Many consumers feel that their bad credit history means that they won’t be able to qualify for mortgages or car loans ever again. That’s simply not the case. There are many ways to improve credit – if buyers get smart about it.
Thursday is “Get Smart About Your Credit Day” and many financial institutions across the country will be offering credit card, mortgage and car loan tips for their consumers. The Kansas City Star points out that borrowers who are confused about some aspects of credit reports should take this opportunity to ask questions and learn about the factors affecting their scores.

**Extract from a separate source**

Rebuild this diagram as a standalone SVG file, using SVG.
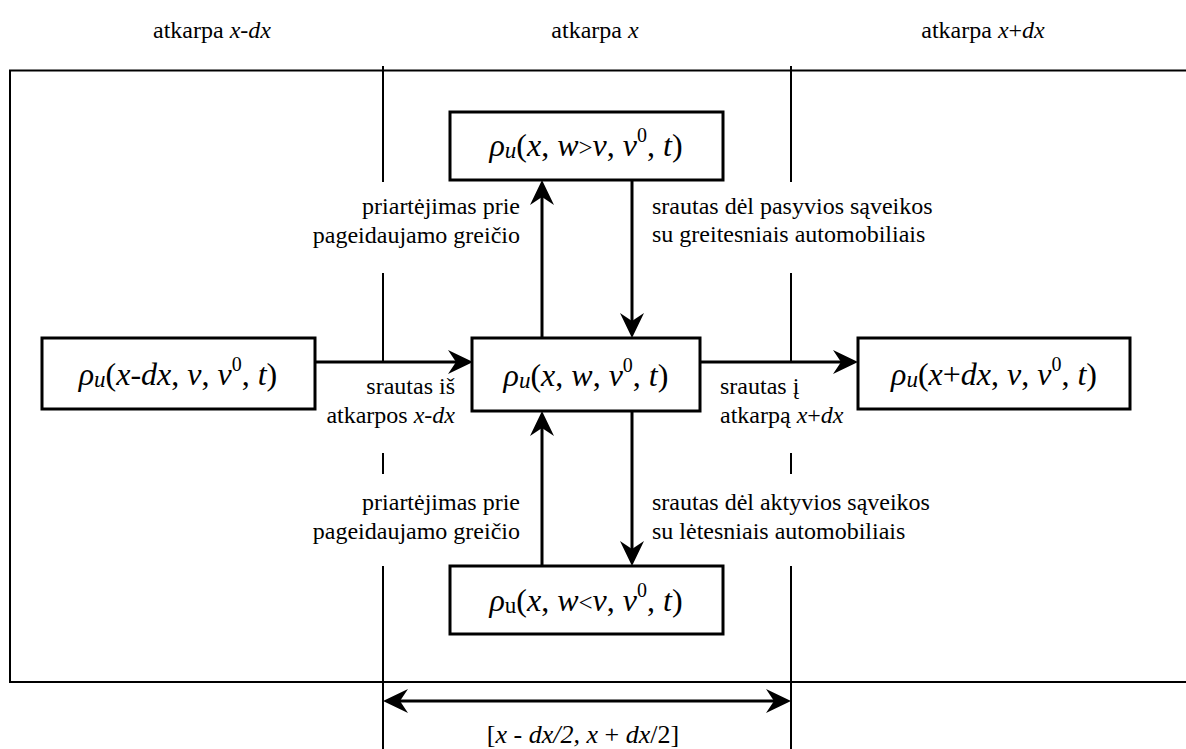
<svg xmlns="http://www.w3.org/2000/svg" width="1186" height="749" viewBox="0 0 1186 749">
<style>
text{font-family:Liberation Serif, Tinos, Noto Serif, DejaVu Serif, Times New Roman, Times, serif}
.lab{font-size:24px}
.node{font-size:32px}
.sub{font-size:23px}
.sup{font-size:20px}
.i{font-style:italic}
.box{fill:#fff;stroke:#000;stroke-width:3}
.frame{fill:none;stroke:#000;stroke-width:2}
.conn{fill:none;stroke:#000;stroke-width:3}
</style>
<defs>
<marker id="ah" viewBox="-26 -13 27 26" refX="-10" refY="0" markerWidth="27" markerHeight="26" markerUnits="userSpaceOnUse" orient="auto-start-reverse">
<path d="M0,0 L-25,-12 L-17,0 L-25,12 Z" fill="#000"/>
</marker>
</defs>
<g id="frame">
<path class="frame" d="M1190,70.5 H10 V682 H1190"/>
<path class="frame" d="M383,66 V182 M383,273 V362 M383,453 V474 M383,566 V749"/>
<path class="frame" d="M791,66 V182 M791,273 V362 M791,453 V474 M791,566 V749"/>
</g>
<g id="headers" class="lab">
<text x="212" y="38" text-anchor="middle">atkarpa <tspan class="i">x</tspan>-<tspan class="i">dx</tspan></text>
<text x="595" y="38" text-anchor="middle">atkarpa <tspan class="i">x</tspan></text>
<text x="983" y="38" text-anchor="middle">atkarpa <tspan class="i">x</tspan>+<tspan class="i">dx</tspan></text>
</g>
<g id="connectors">
<path class="conn" d="M315,362 H463" marker-end="url(#ah)"/>
<path class="conn" d="M700,362 H848" marker-end="url(#ah)"/>
<path class="conn" d="M542,338 V190" marker-end="url(#ah)"/>
<path class="conn" d="M632,180 V328" marker-end="url(#ah)"/>
<path class="conn" d="M542,566 V421" marker-end="url(#ah)"/>
<path class="conn" d="M632,411 V556" marker-end="url(#ah)"/>
<path class="conn" d="M393,701 H781" marker-start="url(#ah)" marker-end="url(#ah)"/>
</g>
<g id="labels" class="lab">
<text x="520" y="214" text-anchor="end">priartėjimas prie</text>
<text x="520" y="243" text-anchor="end">pageidaujamo greičio</text>
<text x="652" y="214">srautas dėl pasyvios sąveikos</text>
<text x="652" y="242">su greitesniais automobiliais</text>
<text x="455" y="394" text-anchor="end">srautas iš</text>
<text x="455" y="423" text-anchor="end">atkarpos <tspan class="i">x</tspan>-<tspan class="i">dx</tspan></text>
<text x="720" y="394">srautas į</text>
<text x="720" y="423">atkarpą <tspan class="i">x</tspan>+<tspan class="i">dx</tspan></text>
<text x="520" y="510" text-anchor="end">priartėjimas prie</text>
<text x="520" y="539" text-anchor="end">pageidaujamo greičio</text>
<text x="652" y="510">srautas dėl aktyvios sąveikos</text>
<text x="652" y="539">su lėtesniais automobiliais</text>
<text x="583" y="743" text-anchor="middle" font-size="26">[<tspan class="i">x</tspan> - <tspan class="i">dx</tspan><tspan class="i">/2, x</tspan> + <tspan class="i">dx</tspan>/2]</text>
</g>
<g id="node-top">
<rect class="box" x="450" y="112" width="273" height="68"/>
<text class="node" x="586" y="156" text-anchor="middle"><tspan class="i">ρ</tspan><tspan class="i sub" dy="2">u</tspan><tspan dy="-2">(</tspan><tspan class="i">x</tspan>, <tspan class="i">w</tspan><tspan font-size="25">&gt;</tspan><tspan class="i">v</tspan>, <tspan class="i">v</tspan><tspan class="sup" dy="-14">0</tspan><tspan dy="14">, </tspan><tspan class="i">t</tspan>)</text>
</g>
<g id="node-left">
<rect class="box" x="42" y="338" width="273" height="71"/>
<text class="node" x="178" y="385" text-anchor="middle"><tspan class="i">ρ</tspan><tspan class="i sub" dy="2">u</tspan><tspan dy="-2">(</tspan><tspan class="i">x</tspan>-<tspan class="i">dx</tspan>, <tspan class="i">v</tspan>, <tspan class="i">v</tspan><tspan class="sup" dy="-14">0</tspan><tspan dy="14">, </tspan><tspan class="i">t</tspan>)</text>
</g>
<g id="node-center">
<rect class="box" x="472" y="338" width="228" height="73"/>
<text class="node" x="586" y="386" text-anchor="middle"><tspan class="i">ρ</tspan><tspan class="i sub" dy="2">u</tspan><tspan dy="-2">(</tspan><tspan class="i">x</tspan>, <tspan class="i">w</tspan>, <tspan class="i">v</tspan><tspan class="sup" dy="-14">0</tspan><tspan dy="14">, </tspan><tspan class="i">t</tspan>)</text>
</g>
<g id="node-right">
<rect class="box" x="858" y="338" width="272" height="71"/>
<text class="node" x="994" y="385" text-anchor="middle"><tspan class="i">ρ</tspan><tspan class="i sub" dy="2">u</tspan><tspan dy="-2">(</tspan><tspan class="i">x</tspan>+<tspan class="i">dx</tspan>, <tspan class="i">v</tspan>, <tspan class="i">v</tspan><tspan class="sup" dy="-14">0</tspan><tspan dy="14">, </tspan><tspan class="i">t</tspan>)</text>
</g>
<g id="node-bottom">
<rect class="box" x="450" y="566" width="273" height="68"/>
<text class="node" x="586" y="611" text-anchor="middle"><tspan class="i">ρ</tspan><tspan class="sub" dy="2">u</tspan><tspan dy="-2">(</tspan><tspan class="i">x</tspan>, <tspan class="i">w</tspan><tspan font-size="25">&lt;</tspan><tspan class="i">v</tspan>, <tspan class="i">v</tspan><tspan class="sup" dy="-14">0</tspan><tspan dy="14">, </tspan><tspan class="i">t</tspan>)</text>
</g>
</svg>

The most common form of credit that people use on a day-to-day basis is credit cards. There’s no doubt that these pieces of plastic are convenient and even advantageous if used correctly, especially if they have a cash back or rewards program. Yet misuse of credit cards is one of the leading causes of bad credit.
The news source says that consumers need to keep in mind that purchases they make with a credit card can cost them much more than they initially assume if they don’t have a plan to pay the money back quickly in place. Between late fees and high interest rates, customers who don’t have the money to pay back a purchase almost immediately will likely hurt their credit score and their bank account.
Yet avoiding credit is also not an option for those with a poor score. When paying off old debts, cancelling a credit card can actually hurt a score, as it means a buyer has less credit. It’s better to simply leave the card open and use it to make very small purchases that the consumer knows they can pay off.